What is needed —
Pictures must not be retyped. Return exactly the lines from the one with "Write the React, TypeScript" through the one with "46000, 46000, 46000]", both included, and no others.

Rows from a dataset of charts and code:
◆ ◆ ◆ ◆ ◆
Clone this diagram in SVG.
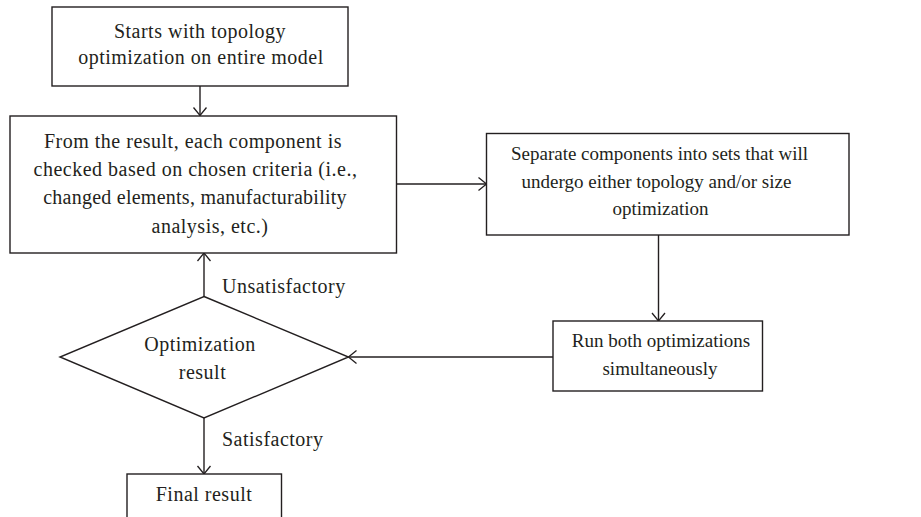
<svg xmlns="http://www.w3.org/2000/svg" width="921" height="517" viewBox="0 0 921 517">
<style>
.box{fill:#fff;stroke:#231f20;stroke-width:1.4}
.lbl{font-family:"Liberation Serif","Times New Roman",serif;font-size:20px;letter-spacing:0.5px;fill:#231f20}
.sm{font-size:19px;letter-spacing:0}
.c{text-anchor:middle}
.edge{fill:none;stroke:#231f20;stroke-width:1.4}
</style>
<defs>
<marker id="ah" viewBox="-10 -8 12 16" markerWidth="12" markerHeight="16" refX="0" refY="0" orient="auto" markerUnits="userSpaceOnUse">
<path d="M-8,-6.5 L0,0 L-8,6.5" fill="none" stroke="#231f20" stroke-width="1.3"/>
</marker>
</defs>
<rect width="921" height="517" fill="#fff"/>
<g id="connectors">
<line class="edge" x1="200" y1="86" x2="200" y2="115.5" marker-end="url(#ah)"/>
<line class="edge" x1="396.5" y1="184" x2="486.5" y2="184" marker-end="url(#ah)"/>
<line class="edge" x1="658.5" y1="235" x2="658.5" y2="321" marker-end="url(#ah)"/>
<line class="edge" x1="553" y1="357" x2="348.5" y2="357" marker-end="url(#ah)"/>
<line class="edge" x1="204" y1="296.5" x2="204" y2="253" marker-end="url(#ah)"/>
<line class="edge" x1="204" y1="418" x2="204" y2="474" marker-end="url(#ah)"/>
<text class="lbl" x="222" y="293">Unsatisfactory</text>
<text class="lbl" x="222" y="446">Satisfactory</text>
</g>
<g id="start">
<rect class="box" x="52" y="7" width="296" height="79"/>
<text class="lbl c" x="200" y="38">Starts with topology</text>
<text class="lbl c" x="201" y="64">optimization on entire model</text>
</g>
<g id="check">
<rect class="box" x="10" y="116" width="386.5" height="137"/>
<text class="lbl c" x="193" y="147.5">From the result, each component is</text>
<text class="lbl c" x="195.5" y="175.5">checked based on chosen criteria (i.e.,</text>
<text class="lbl c" x="195" y="204" style="letter-spacing:0.25px">changed elements, manufacturability</text>
<text class="lbl c" x="210" y="232.5">analysis, etc.)</text>
</g>
<g id="separate">
<rect class="box" x="486.5" y="133.5" width="362.5" height="101.5"/>
<text class="lbl sm c" x="659.5" y="160">Separate components into sets that will</text>
<text class="lbl sm c" x="656.5" y="188">undergo either topology and/or size</text>
<text class="lbl sm c" x="660.5" y="215">optimization</text>
</g>
<g id="run">
<rect class="box" x="553" y="321" width="209.5" height="70"/>
<text class="lbl sm c" x="661" y="347">Run both optimizations</text>
<text class="lbl sm c" x="660" y="375">simultaneously</text>
</g>
<g id="decision">
<polygon class="box" points="204,296.5 348.5,357 204,418 60,357"/>
<text class="lbl c" x="200" y="351">Optimization</text>
<text class="lbl c" x="202.5" y="379">result</text>
</g>
<g id="final">
<rect class="box" x="127" y="474" width="154.5" height="60"/>
<text class="lbl c" x="204" y="501">Final result</text>
</g>
</svg>
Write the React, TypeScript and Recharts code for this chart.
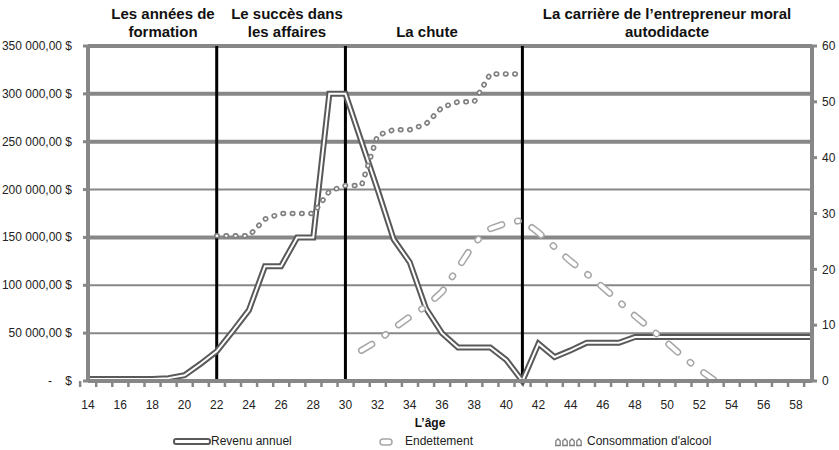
import React from 'react'
import { LineChart, Line, XAxis, YAxis, CartesianGrid, ReferenceLine } from 'recharts'

// catégories : l'âge
const ages = [14, 15, 16, 17, 18, 19, 20, 21, 22, 23, 24, 25, 26, 27, 28, 29, 30, 31, 32, 33, 34, 35, 36,
  37, 38, 39, 40, 41, 42, 43, 44, 45, 46, 47, 48, 49, 50, 51, 52, 53, 54, 55, 56, 57, 58, 59]

// Revenu annuel ($, axe gauche)
const revenu = [2000, 2000, 2000, 2000, 2000, 3000, 6000, 18000, 31000, 52000, 74000, 120000, 120000, 150000,
  150000, 300000, 300000, 250000, 200000, 148000, 124000, 76000, 50000, 35000, 35000, 35000, 22000, 0,
  39000, 25000, 32000, 40000, 40000, 40000, 46000, 46000, 46000, 46000, 46000, 46000, 46000, 46000, 46000,
  46000, 46000, 46000]

// Endettement ($, axe gauche)
const dette = [null, null, null, null, null, null, null, null, null, null, null, null, null, null, null, null,
  null, 32000, 42000, 55000, 67000, 78000, 93000, 118000, 144000, 159000, 165000, 168000, 155000, 140000,
  125000, 112000, 98000, 83000, 68000, 54000, 40000, 25000, 12000, 0, null, null, null, null, null, null]

// Consommation d'alcool (axe droit)
const alcool = [null, null, null, null, null, null, null, null, 26, 26, 26, 29, 30, 30, 30, 34, 35, 35, 44,
  45, 45, 46, 49, 50, 50, 55, 55, 55, null, null, null, null, null, null, null, null, null, null, null,
  null, null, null, null, null, null, null]

const leftTicks = [0, 50000, 100000, 150000, 200000, 250000, 300000, 350000]
const rightTicks = [0, 10, 20, 30, 40, 50, 60]
const etapes = [22, 30, 41]

const titres = [
  { lignes: ['Les années de', 'formation'], x: 163 },
  { lignes: ['Le succès dans', 'les affaires'], x: 287 },
  { lignes: ['La chute'], x: 427, bas: true },
  { lignes: ['La carrière de l\u2019entrepreneur moral', 'autodidacte'], x: 667 },
]

const data = ages.map((age, i) => ({ age, revenu: revenu[i], dette: dette[i], alcool: alcool[i] }))

const GRIS = '#878787'
const GRILLE_EPAISSE = [150000, 250000, 300000, 350000]
const BANDE = 724 / ages.length

const fmtDollar = (v: number) => (v === 0 ? '-\u00a0\u00a0\u00a0\u00a0$' : `${v / 1000} 000,00 $`)

function AgeTick({ x, y, payload, index }: any) {
  return (
    <g>
      <line x1={x - BANDE / 2} x2={x - BANDE / 2} y1={y} y2={y + 6} stroke={GRIS} strokeWidth={2.5} />
      {index % 2 === 0 && (
        <text x={x} y={y + 28} textAnchor="middle" fontSize={12} fill="#222">
          {payload.value}
        </text>
      )}
    </g>
  )
}

function DollarTick({ x, y, payload }: any) {
  return (
    <text x={x} y={y} dy={4} textAnchor="end" fontSize={12} fill="#222">
      {fmtDollar(payload.value)}
    </text>
  )
}

function Legende() {
  const txt: React.CSSProperties = { position: 'absolute', top: 434, fontSize: 12, color: '#222', whiteSpace: 'nowrap' }
  return (
    <>
      <svg style={{ position: 'absolute', left: 173, top: 438 }} width={38} height={8}>
        <rect x={1} y={1} width={36} height={5} rx={2} fill="#fff" stroke="#595959" strokeWidth={2} />
      </svg>
      <div style={{ ...txt, left: 211 }}>Revenu annuel</div>
      <svg style={{ position: 'absolute', left: 379, top: 438 }} width={14} height={9}>
        <rect x={1} y={1} width={12} height={6} rx={3} fill="#fff" stroke="#a6a6a6" strokeWidth={1.5} />
      </svg>
      <div style={{ ...txt, left: 405 }}>Endettement</div>
      <svg style={{ position: 'absolute', left: 555, top: 437 }} width={31} height={10}>
        {[3, 10, 17, 24].map(cx => (
          <path key={cx} d={`M${cx - 2.2} 8.5 L${cx - 2.2} 4 L${cx} 1.8 L${cx + 2.2} 4 L${cx + 2.2} 8.5 Z`}
            fill="#fff" stroke="#7f7f7f" strokeWidth={1.3} />
        ))}
      </svg>
      <div style={{ ...txt, left: 587 }}>Consommation d'alcool</div>
    </>
  )
}

export default function App() {
  return (
    <div style={{ position: 'relative', width: 839, height: 450, fontFamily: '"Liberation Sans", Arial, sans-serif' }}>
      <style>{'body{margin:0}'}</style>
      {titres.map(t => (
        <div key={t.x} style={{
          position: 'absolute', left: t.x, top: t.bas ? 23 : 5, transform: 'translateX(-50%)',
          fontWeight: 'bold', fontSize: 15, lineHeight: '18px', textAlign: 'center', whiteSpace: 'nowrap', color: '#111',
        }}>
          {t.lignes.map(l => <div key={l}>{l}</div>)}
        </div>
      ))}
      <LineChart width={839} height={450} data={data} margin={{ top: 46, right: 7, bottom: 39, left: 8 }}>
        <CartesianGrid vertical={false} stroke={GRIS} strokeWidth={2} />
        {GRILLE_EPAISSE.map(v => (
          <ReferenceLine key={v} y={v} stroke={GRIS} strokeWidth={4} />
        ))}
        <XAxis dataKey="age" interval={0} height={30} tickSize={0} tickMargin={0} tickLine={false}
          axisLine={{ stroke: GRIS, strokeWidth: 4 }} tick={<AgeTick />}
          label={{ value: 'L\u2019âge', position: 'bottom', offset: 7, dx: -20, fontSize: 12, fontWeight: 'bold', fill: '#111' }} />
        <YAxis domain={[0, 350000]} ticks={leftTicks} width={80} tickSize={5} tickMargin={11}
          axisLine={{ stroke: GRIS, strokeWidth: 4 }} tickLine={{ stroke: GRIS, strokeWidth: 3 }}
          tick={<DollarTick />} interval={0} />
        <YAxis yAxisId="right" orientation="right" domain={[0, 60]} ticks={rightTicks} width={20} tickSize={5}
          tickMargin={5} axisLine={{ stroke: GRIS, strokeWidth: 4 }} tickLine={{ stroke: GRIS, strokeWidth: 3 }}
          tick={{ fontSize: 12, fill: '#222' }} interval={0} />
        {etapes.map(a => (
          <ReferenceLine key={a} x={a} stroke="#000" strokeWidth={3} />
        ))}
        <Line dataKey="revenu" stroke="#595959" strokeWidth={6} dot={false} activeDot={false} isAnimationActive={false} />
        <Line dataKey="revenu" stroke="#fff" strokeWidth={2} dot={false} activeDot={false} isAnimationActive={false} />
        <Line dataKey="dette" stroke="#a6a6a6" strokeWidth={7} strokeDasharray="12 16 1 16" strokeLinecap="round"
          dot={false} activeDot={false} isAnimationActive={false} />
        <Line dataKey="dette" stroke="#fff" strokeWidth={4} strokeDasharray="12 16 1 16" strokeLinecap="round"
          dot={false} activeDot={false} isAnimationActive={false} />
        <Line yAxisId="right" dataKey="alcool" stroke="#7f7f7f" strokeWidth={5.5} strokeDasharray="0.5 8.8"
          strokeLinecap="round" dot={false} activeDot={false} isAnimationActive={false} />
        <Line yAxisId="right" dataKey="alcool" stroke="#fff" strokeWidth={2.2} strokeDasharray="0.5 8.8"
          strokeLinecap="round" dot={false} activeDot={false} isAnimationActive={false} />
      </LineChart>
      <Legende />
    </div>
  )
}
◆ ◆ ◆ ◆ ◆
Solution to this exercise —
Write the React, TypeScript and Recharts code for this chart.
import React from 'react'
import { LineChart, Line, XAxis, YAxis, CartesianGrid, ReferenceLine } from 'recharts'

// catégories : l'âge
const ages = [14, 15, 16, 17, 18, 19, 20, 21, 22, 23, 24, 25, 26, 27, 28, 29, 30, 31, 32, 33, 34, 35, 36,
  37, 38, 39, 40, 41, 42, 43, 44, 45, 46, 47, 48, 49, 50, 51, 52, 53, 54, 55, 56, 57, 58, 59]

// Revenu annuel ($, axe gauche)
const revenu = [2000, 2000, 2000, 2000, 2000, 3000, 6000, 18000, 31000, 52000, 74000, 120000, 120000, 150000,
  150000, 300000, 300000, 250000, 200000, 148000, 124000, 76000, 50000, 35000, 35000, 35000, 22000, 0,
  39000, 25000, 32000, 40000, 40000, 40000, 46000, 46000, 46000, 46000, 46000, 46000, 46000, 46000, 46000,
  46000, 46000, 46000]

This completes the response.